= Short task =
Write out, word for word, the stretch of lines beginning at the one with "Give me the TikZ source for this diagram." and ending at the one with "(0,0) rectangle (481,410);", omitting the images.
::: Data shown
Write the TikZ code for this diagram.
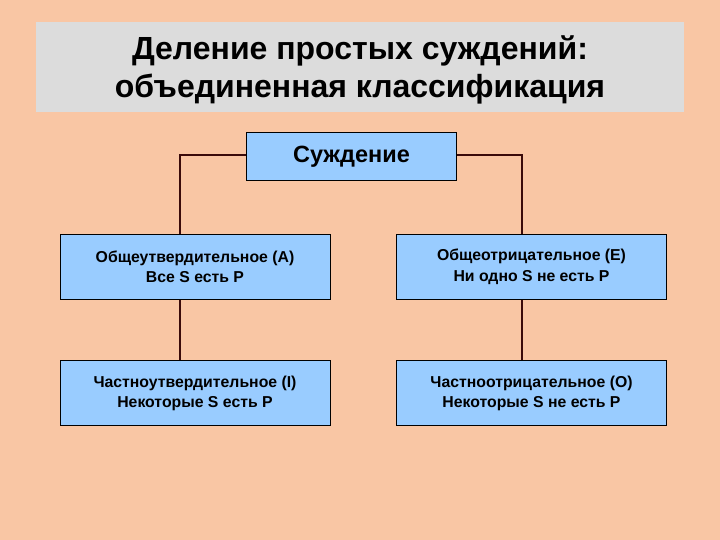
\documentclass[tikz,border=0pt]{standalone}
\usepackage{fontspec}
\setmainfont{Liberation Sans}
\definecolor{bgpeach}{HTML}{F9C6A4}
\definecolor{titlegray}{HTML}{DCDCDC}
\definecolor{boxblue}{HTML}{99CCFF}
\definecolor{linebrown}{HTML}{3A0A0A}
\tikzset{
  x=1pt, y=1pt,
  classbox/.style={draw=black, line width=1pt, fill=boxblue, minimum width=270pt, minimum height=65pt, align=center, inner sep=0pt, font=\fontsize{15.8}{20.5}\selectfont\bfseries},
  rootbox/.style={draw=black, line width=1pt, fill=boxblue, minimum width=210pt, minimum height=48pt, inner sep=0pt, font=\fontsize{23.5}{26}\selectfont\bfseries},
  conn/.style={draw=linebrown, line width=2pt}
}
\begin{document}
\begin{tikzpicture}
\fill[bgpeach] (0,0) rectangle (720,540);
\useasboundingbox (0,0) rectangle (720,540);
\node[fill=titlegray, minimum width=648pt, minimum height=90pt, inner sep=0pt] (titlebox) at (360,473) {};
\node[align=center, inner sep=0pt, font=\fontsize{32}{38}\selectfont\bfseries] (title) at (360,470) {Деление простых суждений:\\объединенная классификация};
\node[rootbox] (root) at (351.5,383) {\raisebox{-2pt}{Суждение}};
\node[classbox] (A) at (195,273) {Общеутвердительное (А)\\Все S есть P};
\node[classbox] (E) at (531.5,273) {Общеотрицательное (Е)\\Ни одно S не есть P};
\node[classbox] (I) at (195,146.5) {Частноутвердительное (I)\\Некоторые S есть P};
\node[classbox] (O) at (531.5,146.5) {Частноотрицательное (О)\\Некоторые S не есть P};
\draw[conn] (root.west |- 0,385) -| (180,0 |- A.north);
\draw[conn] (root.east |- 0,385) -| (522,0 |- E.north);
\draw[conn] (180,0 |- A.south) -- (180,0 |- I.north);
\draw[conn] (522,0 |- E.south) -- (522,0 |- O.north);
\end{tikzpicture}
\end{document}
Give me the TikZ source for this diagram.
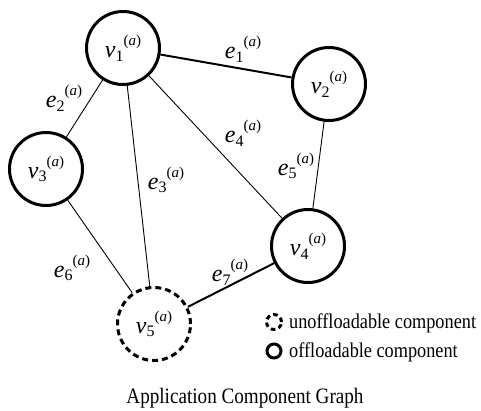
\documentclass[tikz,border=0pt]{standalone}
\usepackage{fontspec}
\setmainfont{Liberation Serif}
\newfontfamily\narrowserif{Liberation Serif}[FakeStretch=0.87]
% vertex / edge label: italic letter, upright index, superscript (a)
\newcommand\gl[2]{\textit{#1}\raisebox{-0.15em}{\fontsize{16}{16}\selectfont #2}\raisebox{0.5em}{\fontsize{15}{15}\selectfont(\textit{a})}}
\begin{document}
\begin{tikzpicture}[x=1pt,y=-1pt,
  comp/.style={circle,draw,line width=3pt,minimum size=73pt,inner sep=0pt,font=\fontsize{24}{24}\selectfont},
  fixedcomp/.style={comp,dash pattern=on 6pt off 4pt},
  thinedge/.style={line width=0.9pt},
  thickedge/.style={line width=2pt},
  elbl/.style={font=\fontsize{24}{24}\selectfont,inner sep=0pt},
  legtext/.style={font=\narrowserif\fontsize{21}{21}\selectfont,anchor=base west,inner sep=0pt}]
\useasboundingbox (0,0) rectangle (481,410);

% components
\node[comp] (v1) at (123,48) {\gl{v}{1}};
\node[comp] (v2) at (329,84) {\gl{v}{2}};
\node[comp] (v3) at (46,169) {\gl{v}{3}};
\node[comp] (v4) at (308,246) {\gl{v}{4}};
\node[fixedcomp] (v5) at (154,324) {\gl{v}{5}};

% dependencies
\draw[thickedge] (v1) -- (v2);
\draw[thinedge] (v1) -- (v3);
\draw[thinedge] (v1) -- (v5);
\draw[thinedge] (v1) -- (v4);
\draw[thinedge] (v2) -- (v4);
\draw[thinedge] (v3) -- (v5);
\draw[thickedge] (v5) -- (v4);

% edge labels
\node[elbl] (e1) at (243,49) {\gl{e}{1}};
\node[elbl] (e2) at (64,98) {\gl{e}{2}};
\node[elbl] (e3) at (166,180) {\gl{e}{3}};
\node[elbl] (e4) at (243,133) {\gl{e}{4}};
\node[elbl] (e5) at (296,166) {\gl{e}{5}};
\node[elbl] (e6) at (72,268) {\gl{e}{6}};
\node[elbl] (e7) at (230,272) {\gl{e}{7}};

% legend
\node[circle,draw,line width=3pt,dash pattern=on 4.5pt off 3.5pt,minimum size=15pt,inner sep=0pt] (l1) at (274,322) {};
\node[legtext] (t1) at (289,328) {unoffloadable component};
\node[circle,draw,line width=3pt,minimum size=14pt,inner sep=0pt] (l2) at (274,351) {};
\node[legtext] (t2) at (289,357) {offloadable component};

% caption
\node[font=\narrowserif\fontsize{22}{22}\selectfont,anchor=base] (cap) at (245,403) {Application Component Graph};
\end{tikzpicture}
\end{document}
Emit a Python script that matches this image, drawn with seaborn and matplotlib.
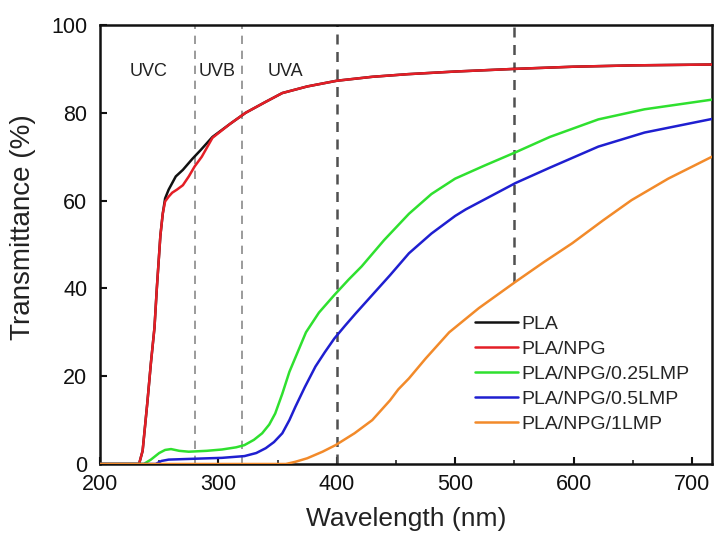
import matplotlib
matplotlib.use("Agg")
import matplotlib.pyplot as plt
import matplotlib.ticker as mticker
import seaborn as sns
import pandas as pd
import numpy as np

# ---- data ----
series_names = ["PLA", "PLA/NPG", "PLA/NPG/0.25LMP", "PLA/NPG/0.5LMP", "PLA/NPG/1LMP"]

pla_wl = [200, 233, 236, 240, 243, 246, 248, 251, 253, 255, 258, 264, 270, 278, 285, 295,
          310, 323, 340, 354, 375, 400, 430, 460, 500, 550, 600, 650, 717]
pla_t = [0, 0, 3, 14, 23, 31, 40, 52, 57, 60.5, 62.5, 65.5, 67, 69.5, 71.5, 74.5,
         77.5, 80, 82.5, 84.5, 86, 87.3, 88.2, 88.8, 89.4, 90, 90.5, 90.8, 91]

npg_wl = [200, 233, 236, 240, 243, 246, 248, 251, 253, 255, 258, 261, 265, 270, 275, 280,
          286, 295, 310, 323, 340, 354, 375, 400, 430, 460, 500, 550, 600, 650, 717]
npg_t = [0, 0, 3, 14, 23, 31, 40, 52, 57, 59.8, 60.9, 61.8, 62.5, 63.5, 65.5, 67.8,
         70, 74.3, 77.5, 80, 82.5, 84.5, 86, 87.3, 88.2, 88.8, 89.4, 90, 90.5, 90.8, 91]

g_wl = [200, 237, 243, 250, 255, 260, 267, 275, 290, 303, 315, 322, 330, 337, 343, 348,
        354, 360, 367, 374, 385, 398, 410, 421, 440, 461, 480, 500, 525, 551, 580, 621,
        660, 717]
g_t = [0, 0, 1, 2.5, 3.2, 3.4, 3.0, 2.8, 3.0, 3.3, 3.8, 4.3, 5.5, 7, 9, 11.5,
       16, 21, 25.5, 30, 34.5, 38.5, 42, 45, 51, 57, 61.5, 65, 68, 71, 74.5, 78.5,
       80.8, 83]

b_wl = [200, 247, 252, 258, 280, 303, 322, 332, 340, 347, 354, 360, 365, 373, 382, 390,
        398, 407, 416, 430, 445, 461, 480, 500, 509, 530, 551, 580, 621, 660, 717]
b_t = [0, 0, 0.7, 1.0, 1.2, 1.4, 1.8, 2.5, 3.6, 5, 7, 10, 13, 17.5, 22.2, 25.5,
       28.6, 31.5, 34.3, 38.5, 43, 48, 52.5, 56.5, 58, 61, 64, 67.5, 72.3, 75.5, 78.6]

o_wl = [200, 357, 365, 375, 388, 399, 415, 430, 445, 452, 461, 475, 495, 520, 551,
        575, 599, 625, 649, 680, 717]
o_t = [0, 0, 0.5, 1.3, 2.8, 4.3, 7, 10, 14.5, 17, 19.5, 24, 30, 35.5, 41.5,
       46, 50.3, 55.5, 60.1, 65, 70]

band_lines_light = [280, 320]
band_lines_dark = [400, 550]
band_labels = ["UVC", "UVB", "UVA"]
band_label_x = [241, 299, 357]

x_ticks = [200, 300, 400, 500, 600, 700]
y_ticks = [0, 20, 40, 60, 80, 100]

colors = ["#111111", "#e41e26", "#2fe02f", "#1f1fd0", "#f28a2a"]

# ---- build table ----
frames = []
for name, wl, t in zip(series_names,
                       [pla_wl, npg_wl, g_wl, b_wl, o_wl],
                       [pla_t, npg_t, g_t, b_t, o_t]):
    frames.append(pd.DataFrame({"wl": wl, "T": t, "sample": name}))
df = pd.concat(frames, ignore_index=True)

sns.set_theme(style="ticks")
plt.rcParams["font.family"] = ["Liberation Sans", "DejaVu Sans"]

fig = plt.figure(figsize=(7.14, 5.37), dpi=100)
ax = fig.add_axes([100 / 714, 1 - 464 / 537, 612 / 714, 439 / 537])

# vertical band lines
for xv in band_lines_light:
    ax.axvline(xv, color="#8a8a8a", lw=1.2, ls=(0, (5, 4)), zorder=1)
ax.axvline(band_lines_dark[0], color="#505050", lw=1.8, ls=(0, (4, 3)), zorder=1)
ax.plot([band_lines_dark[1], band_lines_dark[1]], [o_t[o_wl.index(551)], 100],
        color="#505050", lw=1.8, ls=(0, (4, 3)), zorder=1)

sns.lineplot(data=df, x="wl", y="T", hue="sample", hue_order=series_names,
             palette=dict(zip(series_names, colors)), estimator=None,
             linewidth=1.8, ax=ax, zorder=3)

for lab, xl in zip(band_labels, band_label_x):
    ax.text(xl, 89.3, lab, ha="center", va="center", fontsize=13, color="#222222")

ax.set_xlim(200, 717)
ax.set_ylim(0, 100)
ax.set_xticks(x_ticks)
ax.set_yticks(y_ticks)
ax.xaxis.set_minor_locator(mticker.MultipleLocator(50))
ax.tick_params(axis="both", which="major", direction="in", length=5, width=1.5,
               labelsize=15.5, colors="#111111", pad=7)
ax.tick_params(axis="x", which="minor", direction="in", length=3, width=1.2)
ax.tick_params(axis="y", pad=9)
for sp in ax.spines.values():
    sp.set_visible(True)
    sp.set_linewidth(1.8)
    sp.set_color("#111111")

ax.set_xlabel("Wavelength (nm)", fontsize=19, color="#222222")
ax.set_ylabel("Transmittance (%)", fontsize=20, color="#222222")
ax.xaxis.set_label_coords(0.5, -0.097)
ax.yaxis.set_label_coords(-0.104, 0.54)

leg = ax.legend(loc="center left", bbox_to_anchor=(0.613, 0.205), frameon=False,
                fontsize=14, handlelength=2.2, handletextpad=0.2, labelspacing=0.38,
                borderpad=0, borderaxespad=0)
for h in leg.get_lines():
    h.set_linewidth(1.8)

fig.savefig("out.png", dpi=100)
::::::
= Solution =
Give me the TikZ source for this diagram.
\documentclass[tikz,border=0pt]{standalone}
\usepackage{fontspec}
\setmainfont{Liberation Serif}
\newfontfamily\narrowserif{Liberation Serif}[FakeStretch=0.87]
% vertex / edge label: italic letter, upright index, superscript (a)
\newcommand\gl[2]{\textit{#1}\raisebox{-0.15em}{\fontsize{16}{16}\selectfont #2}\raisebox{0.5em}{\fontsize{15}{15}\selectfont(\textit{a})}}
\begin{document}
\begin{tikzpicture}[x=1pt,y=-1pt,
  comp/.style={circle,draw,line width=3pt,minimum size=73pt,inner sep=0pt,font=\fontsize{24}{24}\selectfont},
  fixedcomp/.style={comp,dash pattern=on 6pt off 4pt},
  thinedge/.style={line width=0.9pt},
  thickedge/.style={line width=2pt},
  elbl/.style={font=\fontsize{24}{24}\selectfont,inner sep=0pt},
  legtext/.style={font=\narrowserif\fontsize{21}{21}\selectfont,anchor=base west,inner sep=0pt}]
\useasboundingbox (0,0) rectangle (481,410);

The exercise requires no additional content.